Bill and Melinda Gates structured their most recent annual letter for their charitable foundation in a Q&A format.
One of the questions they answered was "What happens when the two of you disagree?"
Here's part of Melinda's answer: "We agree on basic values."
She wrote about a wedding gift they received that symbolizes this idea: "a sculpture of two birds side by side, staring at the horizon." She said, "I think of it all the time, because fundamentally we're looking in the same direction."
Relationship experts would agree with Melinda's assessment of what makes a marriage work.
Couples psychologist Peter Pearson, who is the cofounder (along with his wife) of the Couples Institute, previously told Business Insider that finding someone who shares the same core values as you is the "holy grail" of relationships.
Values are different from interests, Pearson said. If you, say, love going to concerts and your partner doesn't, you can probably find a friend to go with you instead.

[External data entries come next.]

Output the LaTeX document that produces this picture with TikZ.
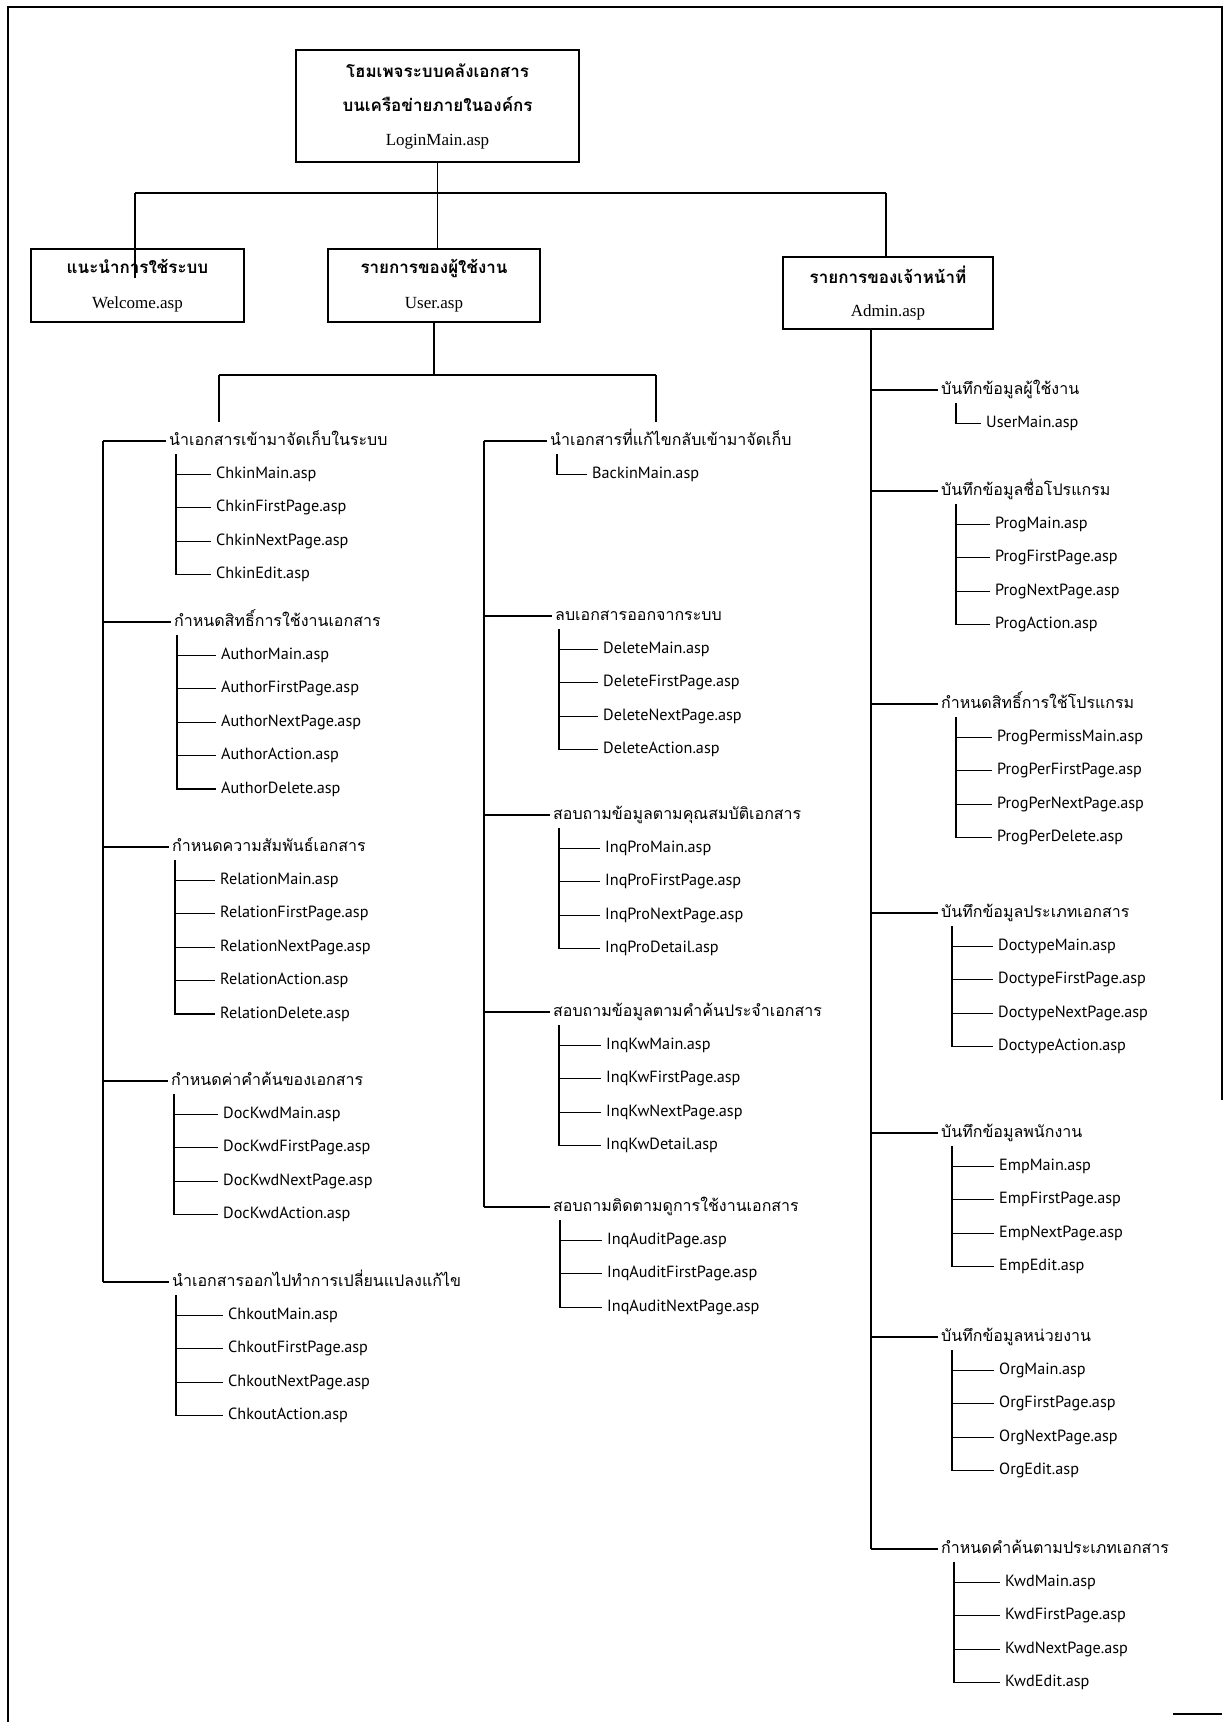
\documentclass[tikz,border=0pt]{standalone}
\usepackage{fontspec}
\setmainfont{Liberation Serif}
\newfontfamily\thai[Script=Thai]{Loma}
\newfontfamily\lat{PT Sans}
\newcommand\grp[8]{%
  \node[hdr] (#1) at (#3-3,#4) {#5};
  \draw[ln] (#2 |- #1.west) -- (#1.west);
  \coordinate (#1s) at (#6,#4+13);
  \foreach \c [count=\k] in {#8} {
    \node[chd] (#1c\k) at (#7-5,#4+\k*33.4) {\c};
    \draw[ln] (#1s) |- (#1c\k.west);
  }
}
\begin{document}
\begin{tikzpicture}[x=1pt,y=-1pt,
  ln/.style={line width=1.3pt},
  frame/.style={line width=2.2pt},
  box/.style={draw,line width=1.6pt,align=center,inner sep=0pt},
  hdr/.style={anchor=west,inner xsep=3pt,inner ysep=0pt,text height=12pt,text depth=4pt,
    font=\thai\fontsize{16}{18}\selectfont},
  chd/.style={anchor=west,inner xsep=5pt,inner ysep=0pt,text height=12pt,text depth=4pt,
    font=\lat\fontsize{16.2}{18}\selectfont}]
\useasboundingbox (0,0) rectangle (1227,1722);
% frame
\draw[frame] (8,1722) -- (8,7) -- (1222,7) -- (1222,1100);
\draw[frame] (1173,1714) -- (1222,1714);
% top boxes
\node[box,minimum width=283pt,minimum height=112pt,font=\fontsize{17}{34}\selectfont] (login) at (437.5,106)
  {{\thai\bfseries โฮมเพจระบบคลังเอกสาร}\\{\thai\bfseries บนเครือข่ายภายในองค์กร}\\LoginMain.asp};
\node[box,minimum width=213pt,minimum height=73pt,font=\fontsize{17}{35}\selectfont] (welcome) at (137.5,285.5)
  {{\thai\bfseries แนะนำการใช้ระบบ}\\Welcome.asp};
\node[box,minimum width=212pt,minimum height=73pt,font=\fontsize{17}{35}\selectfont] (user) at (434,285.5)
  {{\thai\bfseries รายการของผู้ใช้งาน}\\User.asp};
\node[box,minimum width=210pt,minimum height=72pt,font=\fontsize{17}{33}\selectfont] (admin) at (888,293)
  {{\thai\bfseries รายการของเจ้าหน้าที่}\\Admin.asp};
% top connectors
\coordinate (hl) at (135,193);
\coordinate (hr) at (886,193);
\coordinate (wtip) at (135,278);
\draw[ln] (hl) -- (hr);
\draw[ln] (hl) -- (wtip);
\draw[ln] (login.south) -- (login.south |- user.north);
\draw[ln] (hr) -- (hr |- admin.north);
% user bar
\coordinate (barL) at (219,375);
\coordinate (barR) at (656,375);
\coordinate (dropL) at (219,422);
\coordinate (dropR) at (656,422);
\draw[ln] (user.south) -- (user.south |- barL);
\draw[ln] (barL) -- (barR);
\draw[ln] (barL) -- (dropL);
\draw[ln] (barR) -- (dropR);
% trunks
\coordinate (LT) at (103,441);
\coordinate (MT) at (484,441);
\coordinate (RT) at (871,329);
% left column
\grp{L1}{LT}{169}{441}{นำเอกสารเข้ามาจัดเก็บในระบบ}{176}{216}{ChkinMain.asp,ChkinFirstPage.asp,ChkinNextPage.asp,ChkinEdit.asp}
\grp{L2}{LT}{174}{622}{กำหนดสิทธิ์การใช้งานเอกสาร}{177}{221}{AuthorMain.asp,AuthorFirstPage.asp,AuthorNextPage.asp,AuthorAction.asp,AuthorDelete.asp}
\grp{L3}{LT}{172}{847}{กำหนดความสัมพันธ์เอกสาร}{175}{220}{RelationMain.asp,RelationFirstPage.asp,RelationNextPage.asp,RelationAction.asp,RelationDelete.asp}
\grp{L4}{LT}{171}{1081}{กำหนดค่าคำค้นของเอกสาร}{174}{223}{DocKwdMain.asp,DocKwdFirstPage.asp,DocKwdNextPage.asp,DocKwdAction.asp}
\grp{L5}{LT}{172}{1282}{นำเอกสารออกไปทำการเปลี่ยนแปลงแก้ไข}{176}{228}{ChkoutMain.asp,ChkoutFirstPage.asp,ChkoutNextPage.asp,ChkoutAction.asp}
\draw[ln] (LT) -- (LT |- L5.west);
% middle column
\grp{M1}{MT}{550}{441}{นำเอกสารที่แก้ไขกลับเข้ามาจัดเก็บ}{557}{592}{BackinMain.asp}
\grp{M2}{MT}{555}{616}{ลบเอกสารออกจากระบบ}{559}{603}{DeleteMain.asp,DeleteFirstPage.asp,DeleteNextPage.asp,DeleteAction.asp}
\grp{M3}{MT}{553}{815}{สอบถามข้อมูลตามคุณสมบัติเอกสาร}{559}{605}{InqProMain.asp,InqProFirstPage.asp,InqProNextPage.asp,InqProDetail.asp}
\grp{M4}{MT}{553}{1012}{สอบถามข้อมูลตามคำค้นประจำเอกสาร}{559}{606}{InqKwMain.asp,InqKwFirstPage.asp,InqKwNextPage.asp,InqKwDetail.asp}
\grp{M5}{MT}{553}{1207}{สอบถามติดตามดูการใช้งานเอกสาร}{560}{607}{InqAuditPage.asp,InqAuditFirstPage.asp,InqAuditNextPage.asp}
\draw[ln] (MT) -- (MT |- M5.west);
% right column
\grp{R1}{RT}{941}{390}{บันทึกข้อมูลผู้ใช้งาน}{956}{986}{UserMain.asp}
\grp{R2}{RT}{941}{491}{บันทึกข้อมูลชื่อโปรแกรม}{956}{995}{ProgMain.asp,ProgFirstPage.asp,ProgNextPage.asp,ProgAction.asp}
\grp{R3}{RT}{941}{704}{กำหนดสิทธิ์การใช้โปรแกรม}{956}{997}{ProgPermissMain.asp,ProgPerFirstPage.asp,ProgPerNextPage.asp,ProgPerDelete.asp}
\grp{R4}{RT}{941}{913}{บันทึกข้อมูลประเภทเอกสาร}{952}{998}{DoctypeMain.asp,DoctypeFirstPage.asp,DoctypeNextPage.asp,DoctypeAction.asp}
\grp{R5}{RT}{941}{1133}{บันทึกข้อมูลพนักงาน}{952}{999}{EmpMain.asp,EmpFirstPage.asp,EmpNextPage.asp,EmpEdit.asp}
\grp{R6}{RT}{941}{1337}{บันทึกข้อมูลหน่วยงาน}{952}{999}{OrgMain.asp,OrgFirstPage.asp,OrgNextPage.asp,OrgEdit.asp}
\grp{R7}{RT}{941}{1549}{กำหนดคำค้นตามประเภทเอกสาร}{954}{1005}{KwdMain.asp,KwdFirstPage.asp,KwdNextPage.asp,KwdEdit.asp}
\draw[ln] (RT) -- (RT |- R7.west);
\end{tikzpicture}
\end{document}
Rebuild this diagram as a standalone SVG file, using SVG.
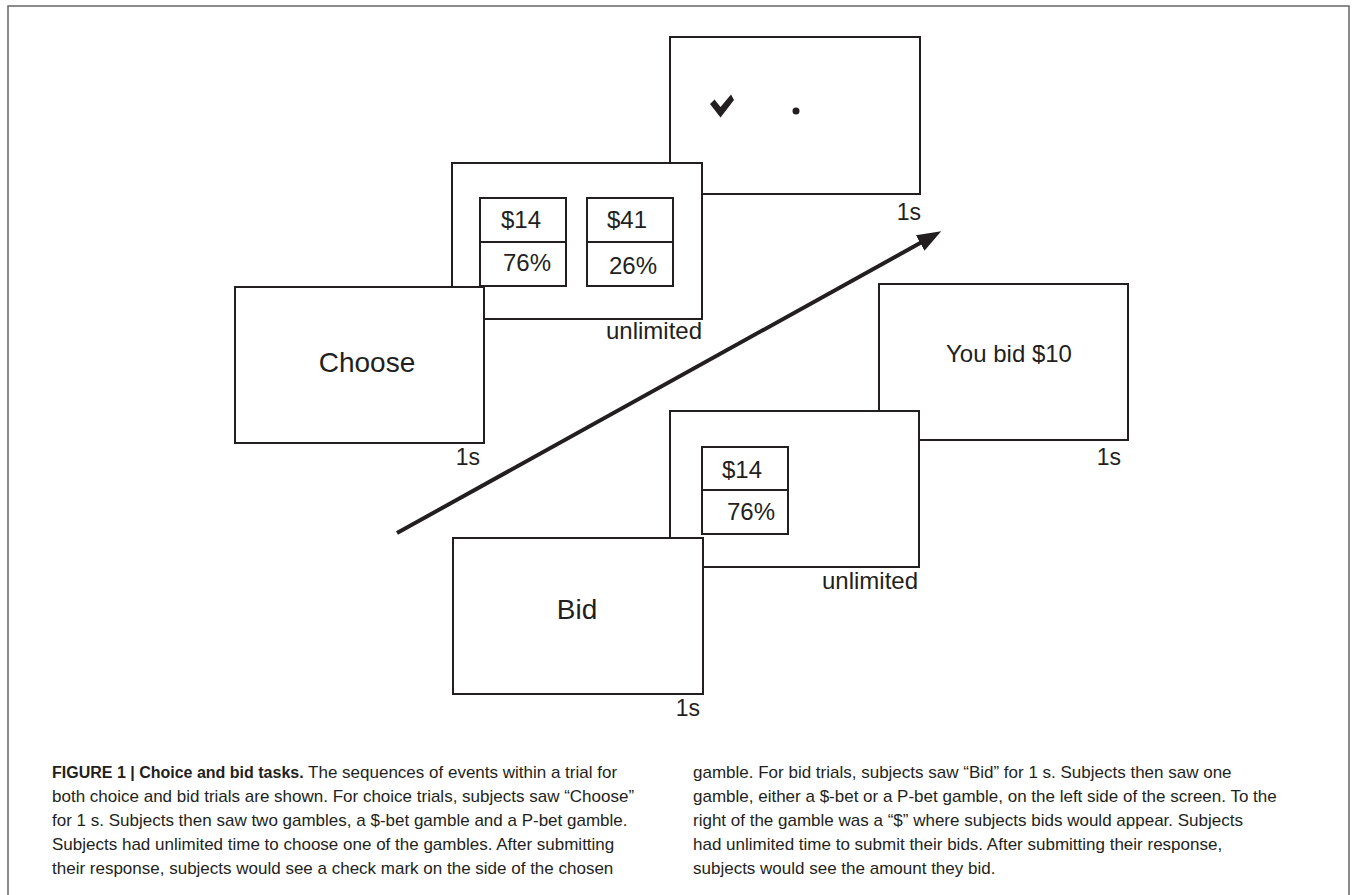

But if you're obsessed with earning more money and power and your partner is OK where they are - a situation that Pearson has seen before - you may run into problems.
Meanwhile, Karl Pillemer, a professor of human development at Cornell University, spoke to a series of older Americans for his book "30 Lessons for Loving" and came to much the same conclusion about the importance of shared values.
One 86-year-old man told Pillemer that it's important to find out from your partner: "What do they care about? How do they think about the world? What matters to them?"
Pillemer's interviewees recommended having an explicit discussion about core values with your partner before getting married, or deciding to be together long-term. You'll want to cover values around children, money, and religion - and whatever else is important to you.
One 80-year-old man put it in very frank terms: "If you have divergent personalities and ideas of what's right and wrong, and what you want to do and what you don't want to do right at the very beginning, well, it's not going to get better. It's going to go downhill."